• Dinner,  Recipe

    Saag Feta

    The pandemic has given me a chance to explore some new cookbooks. There are a few that I’m really excited about, but right now I’m obsessed with Indian(-ish) by Priya Krishna. It’s a collection of “Indian-ish” recipes – think Indian with American influences – that Priya’s mother cooked while Priya was growing up in Dallas. The recipes are simple but tasty, the photos are beautiful, and it has even inspired others in my apartment to try out the recipes. Although I want to cook just about everything in the cookbook, there is one recipe that I have fallen in love with: saag feta. Priya (really, her mother), replaced the paneer with feta and the end result is delicious. The feta melts perfectly into the spinach, adding a saltiness that matches the spice and the spinach.

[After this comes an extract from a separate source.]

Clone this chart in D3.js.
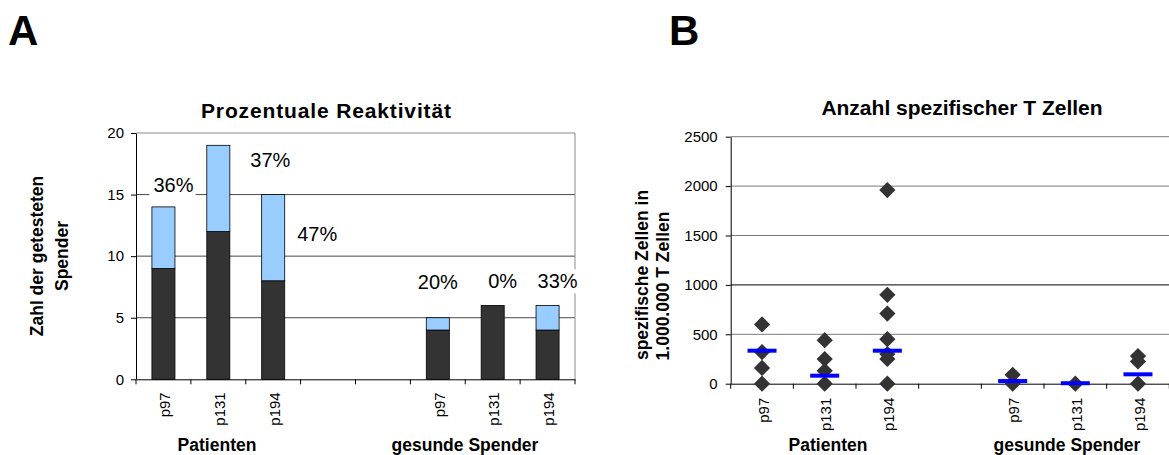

    I could go on and on about the saag, but I’ll get to the point. I’m cheating this week. Instead of an ingredient in the dish, I’m going to discuss an ingredient that goes with (or under) the dish: rice. I recently learned that almost 85 percent of rice consumed in the US is grown domestically and was astounded. Sure, I knew that the US had once grown rice – although the US history I had learned in high school and college was woefully inadequate, I knew that enslaved people had been forced to work the rice paddies in the Carolinas, which was incredibly dangerous and deadly work, where malaria, yellow fever, and other dangers were ever-present. (Also, it was actually enslaved people’s expertise in rice cultivation, brought over from Africa, that made rice growing in the US possible.)